WHILE exploring the wilder parts of our back garden, I noticed some new pokeweed shoots coming up. Many people would recognise this plant, as it grows really tall and has a distinctive red stem and, in the autumn, black berries. But you may not know that poke is one of the first wild greens to appear in the Spring, and has been eaten for centuries. Most parts of the plant are actually poisonous, and despite a common name for the dish, "poke salad" or "salat", it should never be eaten raw. When cooked in a certain way, however, it is supposed to make a delicious vegetable dish. Throwing caution to the wind, I decided to give it a try.

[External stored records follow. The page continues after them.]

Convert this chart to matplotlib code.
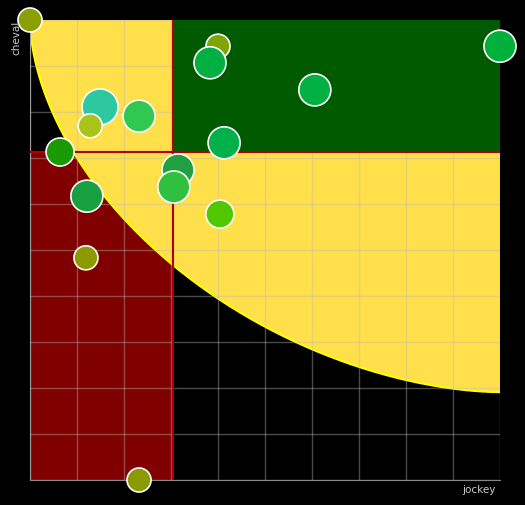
import matplotlib.pyplot as plt
import numpy as np
from matplotlib.patches import Polygon, Rectangle

# data
xs = [0, 40, 38.3, 100, 60.6, 14.9, 23.2, 12.8, 41.3, 6.4, 31.5, 30.6, 12.1, 40.4, 11.9, 23.2]
ys = [100, 94.3, 90.7, 94.3, 84.8, 81.1, 79.1, 77, 73.3, 71.3, 67.4, 63.7, 61.7, 57.8, 48.3, 0]
sizes = [12, 12, 16, 16, 16, 18, 16, 12, 16, 14, 16, 16, 16, 14, 12, 12]
colors = ['#8a9f00', '#7fa500', '#00b040', '#00b03c', '#00b040', '#2ec8a0', '#30c850', '#a8c418',
          '#00b048', '#1a9a00', '#20a040', '#30c040', '#18a040', '#50c800', '#8a9a00', '#8a9a00']
x_split = 30.4
y_split = 71.3
rad_x, rad_y, expo = 100, 80.9, 1.78

fig = plt.figure(figsize=(5.25, 5.05), dpi=100, facecolor='black')
ax = fig.add_axes([30/525, 25/505, 470/525, 460/505])
ax.set_facecolor('black')
ax.set_xlim(0, 100)
ax.set_ylim(0, 100)

ax.add_patch(Rectangle((0, 0), x_split, y_split, facecolor='#800000', edgecolor='none', zorder=1))
t = np.linspace(0, np.pi / 2, 300)
cx = 100 - rad_x * np.cos(t) ** (2 / expo)
cy = 100 - rad_y * np.sin(t) ** (2 / expo)
curve = np.column_stack([cx, cy])
ax.add_patch(Polygon(np.vstack([curve, [[100, 100]]]), facecolor='#ffdf4a', edgecolor='none', zorder=2))
ax.plot(cx, cy, color='yellow', lw=1.5, zorder=2)
ax.add_patch(Rectangle((x_split, y_split), 100 - x_split, 100 - y_split, facecolor='#005a00', edgecolor='none', zorder=3))
ax.axvline(x_split, color='#b00000', lw=1.5, zorder=4)
ax.axhline(y_split, color='#b00000', lw=1.5, zorder=4)

ax.set_xticks(np.arange(0, 101, 10))
ax.set_yticks(np.arange(0, 101, 10))
ax.grid(True, color='#bbbbbb', alpha=0.4, lw=1, zorder=5)
ax.set_axisbelow(False)
ax.tick_params(length=0, labelbottom=False, labelleft=False)
for s in ax.spines.values():
    s.set_color('#888888')
ax.spines['top'].set_visible(False)
ax.spines['right'].set_visible(False)

ax.scatter(xs, ys, s=[(2 * r) ** 2 * 0.52 for r in sizes], c=colors, edgecolors='white',
           linewidths=1.2, zorder=6, clip_on=False)

fig.text(16/525, 1 - 38/505, 'cheval', rotation=90, color='#cccccc', fontsize=7.5, ha='center', va='center')
fig.text(496/525, 1 - 490/505, 'jockey', color='#cccccc', fontsize=7.5, ha='right', va='center')

fig.savefig('out.png', dpi=100, facecolor='black')
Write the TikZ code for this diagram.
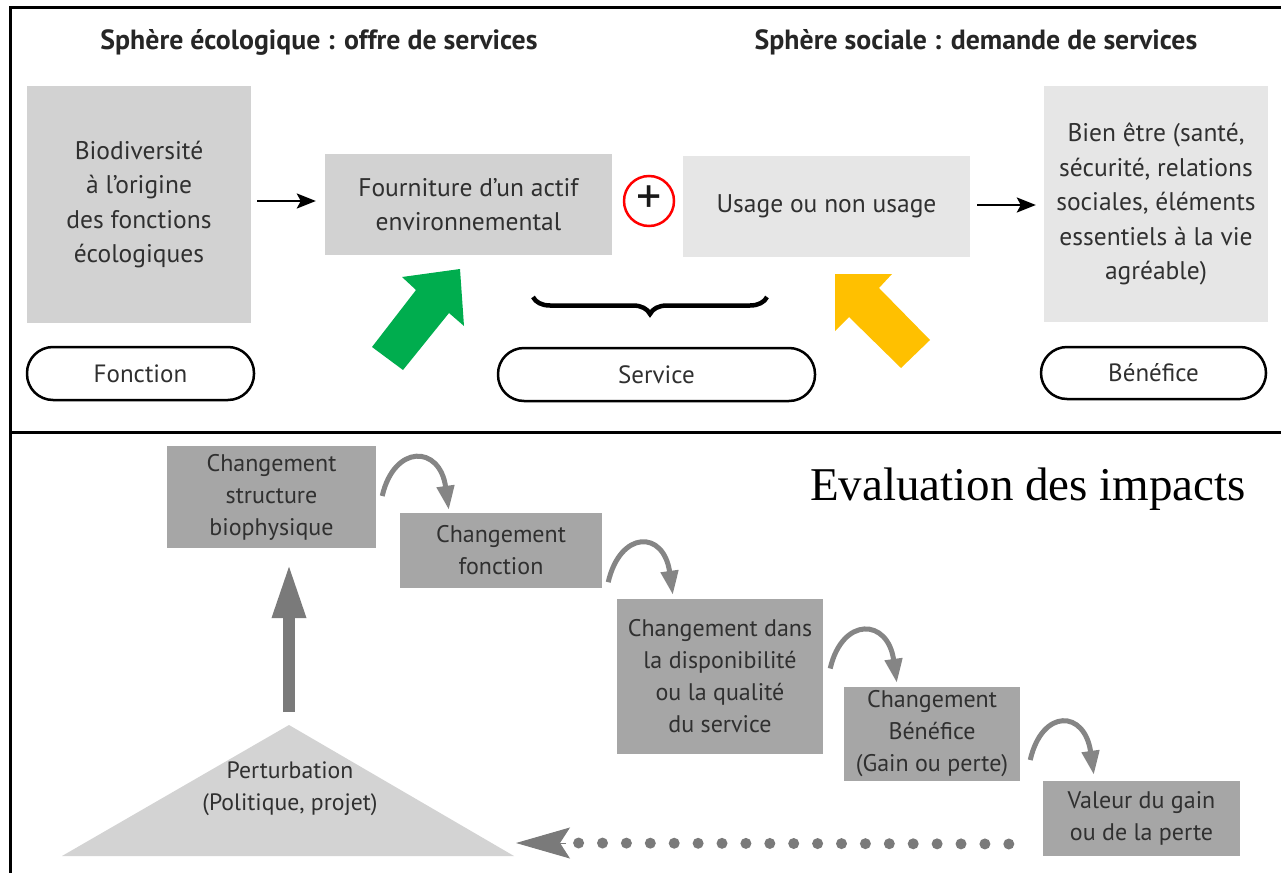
\documentclass[tikz,border=0pt]{standalone}
\usepackage{fontspec}
\setmainfont{PT Sans}
\newfontfamily\evalfont{Liberation Serif}
\usetikzlibrary{arrows.meta,decorations.pathreplacing,calc}
\definecolor{boxA}{HTML}{D2D2D2}
\definecolor{boxB}{HTML}{E6E6E6}
\definecolor{boxD}{HTML}{A6A6A6}
\definecolor{triC}{HTML}{D3D3D3}
\definecolor{curvC}{HTML}{858585}
\definecolor{vertC}{HTML}{7A7A7A}
\definecolor{txtC}{HTML}{303030}
\definecolor{greenC}{HTML}{00AD4E}
\definecolor{yellowC}{HTML}{FFC000}
\tikzset{
  topbox/.style={inner sep=0pt, align=center, text=txtC, font=\fontsize{25.5}{34.5}\selectfont},
  botbox/.style={fill=boxD, inner sep=0pt, align=center, text=txtC, font=\fontsize{24}{32}\selectfont},
  pill/.style={draw=black, line width=2.5pt, rounded corners=26pt, inner sep=0pt, text=txtC, font=\fontsize{25}{30}\selectfont},
  hdr/.style={anchor=base, text=black!85, font=\bfseries\fontsize{27.8}{30}\selectfont},
  flow/.style={line width=2.5pt, -{Stealth[length=19pt,width=15pt,inset=4pt]}},
  curv/.style={draw=curvC, line width=5pt, -{Triangle[length=24pt,width=17pt]}},
  frame/.style={line width=3pt, draw=black}
}
\begin{document}
\begin{tikzpicture}[x=1pt,y=-1pt]
\useasboundingbox (0,0) rectangle (1281,872);
% frame
\draw[frame] (1282,8) -- (10,8) -- (10,873);
\draw[frame] (10,432) -- (1282,432);

% headers
\node[hdr] (h1) at (319,50) {Sphère écologique : offre de services};
\node[hdr] (h2) at (976,50) {Sphère sociale : demande de services};

% top boxes
\node[topbox, fill=boxA, minimum width=224pt, minimum height=237pt] (bio) at (139,204.5)
  {Biodiversité\\à l’origine\\des fonctions\\écologiques};
\node[topbox, fill=boxA, minimum width=287pt, minimum height=101pt] (four) at (468.5,204.5)
  {Fourniture d’un actif\\environnemental};
\node[circle, draw=red, line width=2.5pt, minimum size=50pt, inner sep=0pt, text=black!90,
  font=\fontsize{50}{50}\selectfont] (plus) at (649,201) {\raisebox{2pt}{+}};
\node[topbox, fill=boxB, minimum width=287pt, minimum height=101pt] (usage) at (826.5,206.5)
  {Usage ou non usage};
\node[topbox, fill=boxB, minimum width=224pt, minimum height=236pt] (bien) at (1156,204)
  {Bien être (santé,\\sécurité, relations\\sociales, éléments\\essentiels à la vie\\agréable)};

\draw[flow, shorten <=6pt, shorten >=9pt] (bio.east |- 0,201) -- (four.west |- 0,201);
\draw[flow, shorten <=7pt, shorten >=8pt] (usage.east |- 0,205) -- (bien.west |- 0,205);

% green and yellow block arrows
\fill[greenC] (372,347) -- (416,290) -- (402,277) -- (460,269) -- (464,326) -- (449,313) -- (403,370) -- cycle;
\fill[yellowC] (835,274) -- (892,274) -- (879,288) -- (930,340) -- (901,368) -- (849,317) -- (835,331) -- cycle;

% brace
\draw[decorate, decoration={brace, mirror, amplitude=17pt}, line width=4.5pt]
  (533,297) -- (767,297);

% pills
\node[pill, minimum width=227pt, minimum height=53pt] (fonc) at (140.5,373.5) {Fonction};
\node[pill, minimum width=317pt, minimum height=53pt] (serv) at (656.5,374.5) {Service};
\node[pill, minimum width=225pt, minimum height=52pt] (bene) at (1153.5,373) {Bénéfice};

% ---- bottom part ----
\node[anchor=base, font=\evalfont\fontsize{47}{50}\selectfont] (eval) at (1028,500) {Evaluation des impacts};

\node[botbox, minimum width=209pt, minimum height=102pt] (b1) at (271.5,497)
  {Changement\\structure\\biophysique};
\node[botbox, minimum width=202pt, minimum height=75pt] (b2) at (501,550.5)
  {Changement\\fonction};
\node[botbox, minimum width=206pt, minimum height=155pt] (b3) at (720,676.5)
  {Changement dans\\la disponibilité\\ou la qualité\\du service};
\node[botbox, minimum width=176pt, minimum height=94pt] (b4) at (932,734)
  {Changement\\Bénéfice\\(Gain ou perte)};
\node[botbox, minimum width=197pt, minimum height=75pt] (b5) at (1141.5,818.5)
  {Valeur du gain\\ou de la perte};

% perturbation triangle
\coordinate (apex) at (289,725);
\coordinate (pertE) at (516,843);
\fill[triC] (apex) -- (514,856) -- (62,856) -- cycle;
\node[inner sep=0pt, align=center, text=txtC, font=\fontsize{23.7}{32}\selectfont] (pert) at (290,789)
  {Perturbation\\(Politique, projet)};

% vertical arrow
\draw[vertC, line width=12pt, -{Triangle[length=55pt,width=31pt]}]
  ($(apex)+(0,-13)$) -- ($(b1.south)+(17.5,15)$);

% curved arrows
\draw[curv] ($(b1.east)+(6,-1)$) .. controls +(12,-52) and +(-9,-65) .. ($(b2.north west)+(49,-3)$);
\draw[curv] ($(b2.south east)+(6,-6)$) .. controls +(12,-52) and +(-9,-65) .. ($(b3.north west)+(56,-4)$);
\draw[curv] ($(b3.east)+(7,-8)$) .. controls +(12,-52) and +(-9,-65) .. ($(b4.north west)+(53,-4)$);
\draw[curv] ($(b4.east)+(10,26)$) .. controls +(12,-52) and +(-9,-65) .. ($(b5.north west)+(51,-6)$);

% dotted return arrow
\draw[vertC, line width=11pt, line cap=round, dash pattern=on 0pt off 23.9pt]
  ($(b5.west)+(-34,25.5)$) -- ($(pertE)+(62,0)$);
\draw[vertC, line width=1pt, -{Stealth[length=54pt,width=31pt,inset=10pt]}]
  ($(pertE)+(50,0)$) -- (pertE);
\end{tikzpicture}
\end{document}
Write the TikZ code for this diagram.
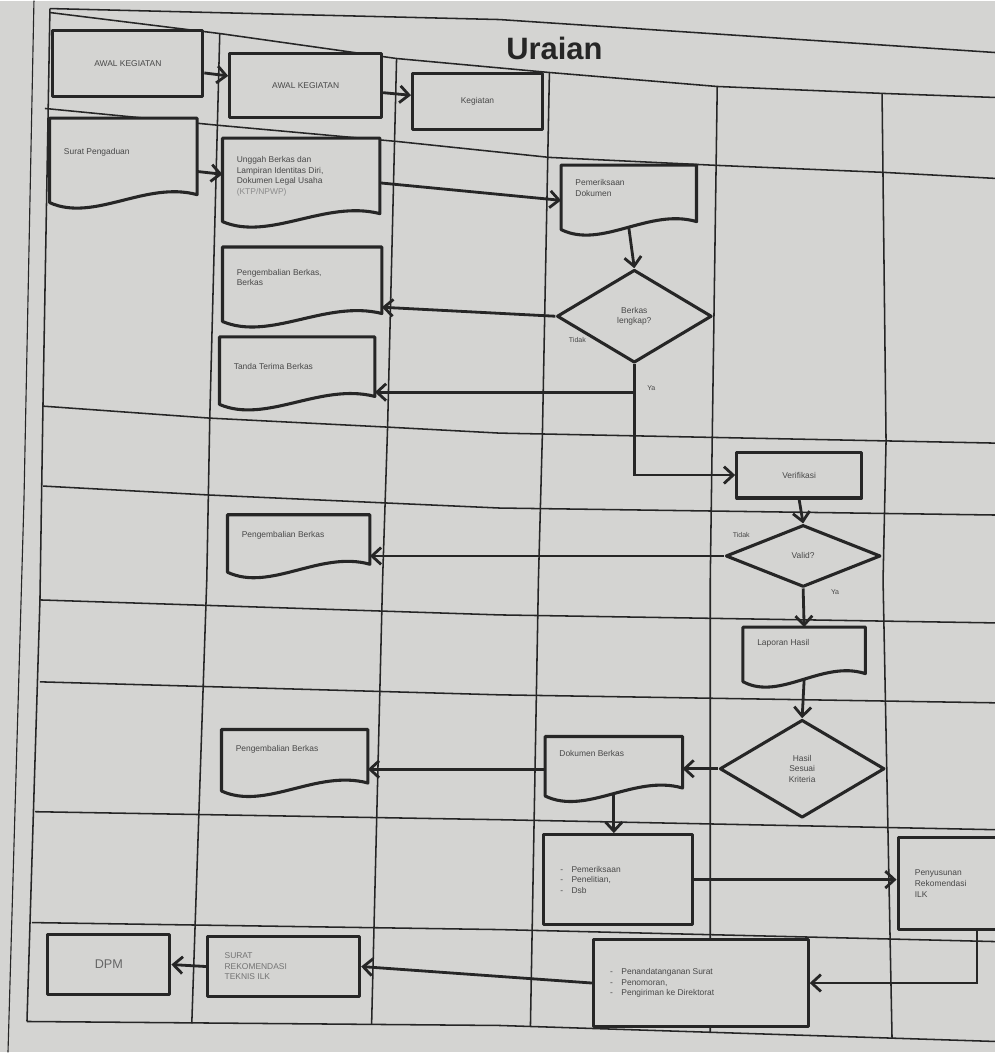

We harvested only shoots that were less than 6-7" tall as those taller become too toxic. Taking care not to include any of the very poisonous roots, the leaves were washed then boiled. They must be boiled for ten minutes at least twice, discarding the cooking water in between, in order to remove the toxins. (Needless to say this dish was not destined for the children.) Then, I dug in with a fork. I felt like a pioneer tasting something unknown, not knowing if I would wake up the next day or not. This thought alternated with the other that I was being ridiculous and people have been eating this wild stuff for years. The third thought was one of irony - that the general populace would think me most weird for voluntarily eating some 'nasty' weed from the garden that I knew to be poisonous; and yet they happily feed their children who knows what chemicals in the average processed food. If nothing else, it was quite the thought-provoking little weed!
Well? you ask. It was absolutely delicious. Texture soft like canned asparagus (well, it was boiled to death). Taste, somewhat like creamed spinach. I suffered no ill consequences and have been unconsciously looking for poke everywhere I go ever since.